WebSphere Application Server & Liberty

Jakarta Batch Post 147: Extras – NoSQL databases

By David Follis posted Thu July 22, 2021 08:08 AM

This post is part of a series delving into the details of the JSR-352 (Java Batch) specification. Each post examines a very specific part of the specification and looks at how it works and how you might use it in a real batch application.

To start at the beginning, follow the link to the first post.

The next post in the series is here.

This series is also available as a podcast on iTunesGoogle PlayStitcher, or use the link to the RSS feed

What about readers and writers that interact with NoSQL databases (or non-relational databases, or not-only-SQL databases, opinions seem to vary)?  For this we’re looking at things like MongoDB and Apache Cassandra (there are certainly others).  JBeret offers readers and writers to interact with these also.

I don’t want to get into a discussion about database preferences and the pros and cons of relational databases vs non-relational.  Writers of batch applications frequently don’t get any choice.  The data is already wherever it is.  What you’re looking for is a way to get your batch application to read it (or write into it).  Maybe your batch job is just a converter from one datasource to another.  A lot of batch jobs read flat files in various forms and insert records into databases. 

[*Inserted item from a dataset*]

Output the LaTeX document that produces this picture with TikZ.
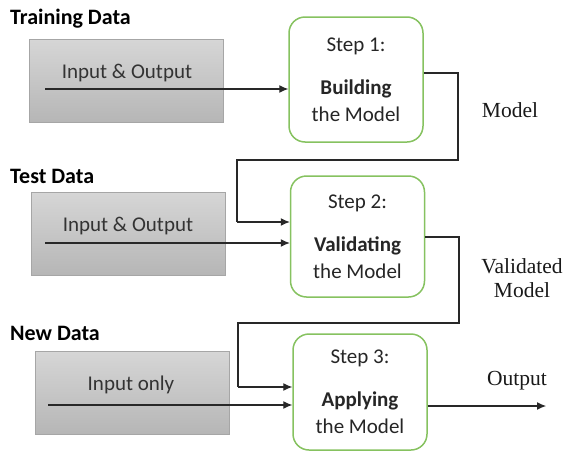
\documentclass[tikz,border=0pt]{standalone}
\usepackage{fontspec}
\setmainfont{Carlito}
\newfontfamily\serifl{Liberation Serif}
\usetikzlibrary{arrows.meta}
\definecolor{stepgreen}{RGB}{134,194,96}
\definecolor{boxedge}{RGB}{166,166,166}
\definecolor{boxtop}{RGB}{214,214,214}
\definecolor{boxbot}{RGB}{182,182,182}
\definecolor{linegray}{RGB}{40,40,40}
\tikzset{
  stepbox/.style={draw=stepgreen, line width=1.5pt, rounded corners=16pt, fill=white,
    minimum width=134pt, align=center, text=black!85,
    font=\fontsize{21}{27}\selectfont},
  databox/.style={draw=boxedge, line width=0.8pt, top color=boxtop, bottom color=boxbot,
    minimum width=194pt, minimum height=83pt},
  boxtext/.style={text=black!80, font=\fontsize{21}{25}\selectfont},
  title/.style={anchor=west, font=\fontsize{22}{26}\selectfont\bfseries, text=black, inner sep=0pt},
  serlabel/.style={font=\serifl\fontsize{21.5}{24}\selectfont, text=black!90, align=center},
  flow/.style={line width=1.1pt, draw=linegray, -{Latex[length=9pt,width=8pt]}},
  link/.style={line width=1.1pt, draw=linegray},
}
\begin{document}
\begin{tikzpicture}[x=1pt,y=-1pt]
\useasboundingbox (0,0) rectangle (565,453);

% titles
\node[title] (t1) at (10,19) {Training Data};
\node[title] (t2) at (10,176) {Test Data};
\node[title] (t3) at (10,333) {New Data};

% data boxes
\node[databox] (g1) at (126.5,80.5) {};
\node[databox] (g2) at (128,233.5) {};
\node[databox] (g3) at (132,392.5) {};
\node[boxtext] (g1t) at (127,73) {Input \& Output};
\node[boxtext] (g2t) at (128,226) {Input \& Output};
\node[boxtext] (g3t) at (131,385) {Input only};

% step boxes
\node[stepbox, minimum height=125pt] (s1) at (356,79.5) {Step 1:\\[16pt]\textbf{Building}\\the Model};
\node[stepbox, minimum height=121pt] (s2) at (357.5,236.5) {Step 2:\\[16pt]\textbf{Validating}\\the Model};
\node[stepbox, minimum height=116pt] (s3) at (360,392) {Step 3:\\[16pt]\textbf{Applying}\\the Model};

% input arrows
\coordinate (i1) at (45,89);
\coordinate (i2) at (45,243);
\coordinate (i3) at (48,405);
\draw[flow] (i1) -- (i1 -| s1.west);
\draw[flow] (i2) -- (i2 -| s2.west);
\draw[flow] (i3) -- (i3 -| s3.west);

% model connector
\coordinate (m0) at (0,73);
\coordinate (m1) at (458,73);
\coordinate (m2) at (458,160);
\coordinate (m3) at (237,160);
\coordinate (m4) at (237,222);
\draw[link] (m0 -| s1.east) -- (m1) -- (m2) -- (m3) -- (m4);
\draw[flow] (m4) -- (m4 -| s2.west);

% validated connector
\coordinate (v0) at (0,237);
\coordinate (v1) at (459,237);
\coordinate (v2) at (459,323);
\coordinate (v3) at (238,323);
\coordinate (v4) at (238,387);
\draw[link] (v0 -| s2.east) -- (v1) -- (v2) -- (v3) -- (v4);
\draw[flow] (v4) -- (v4 -| s3.west);

% output
\coordinate (o0) at (0,406);
\coordinate (o1) at (546,406);
\draw[flow] (o0 -| s3.east) -- (o1);

% labels
\node[serlabel] (lm) at (510,110) {Model};
\node[serlabel] (lv) at (522,278) {Validated\\Model};
\node[serlabel] (lo) at (517,381) {Output};
\end{tikzpicture}
\end{document}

Looking over the code, the two things are quite different.  That makes sense as Cassandra and MongoDB are quite different.  For the reader with MongoDB you specify criteria for the ‘rows’ you want and with Cassandra, well, there’s CQL statements.  But I thought it was interesting that both readers have a ‘batch size’ parameter you can inject.

The batch size controls how much it pre-reads to get ahead.  The results are stored locally to avoid trips back and forth to the database.  On the one hand, you want to read ahead a little bit to avoid making a trip to the database for every row.  On the other hand, you don’t want to store a mountain of data locally.  Some of the readers we’ve looked at earlier appeared to pre-read the entire set of results into memory and then just iterate over it.  The batch size configuration allows you to find a good middle ground between needing too many trips across the network against needing a giant heap. 

This is going to wrap up our review of readers and writers that interact with files or databases.  The next couple of weeks will look at interacting with other sources of data.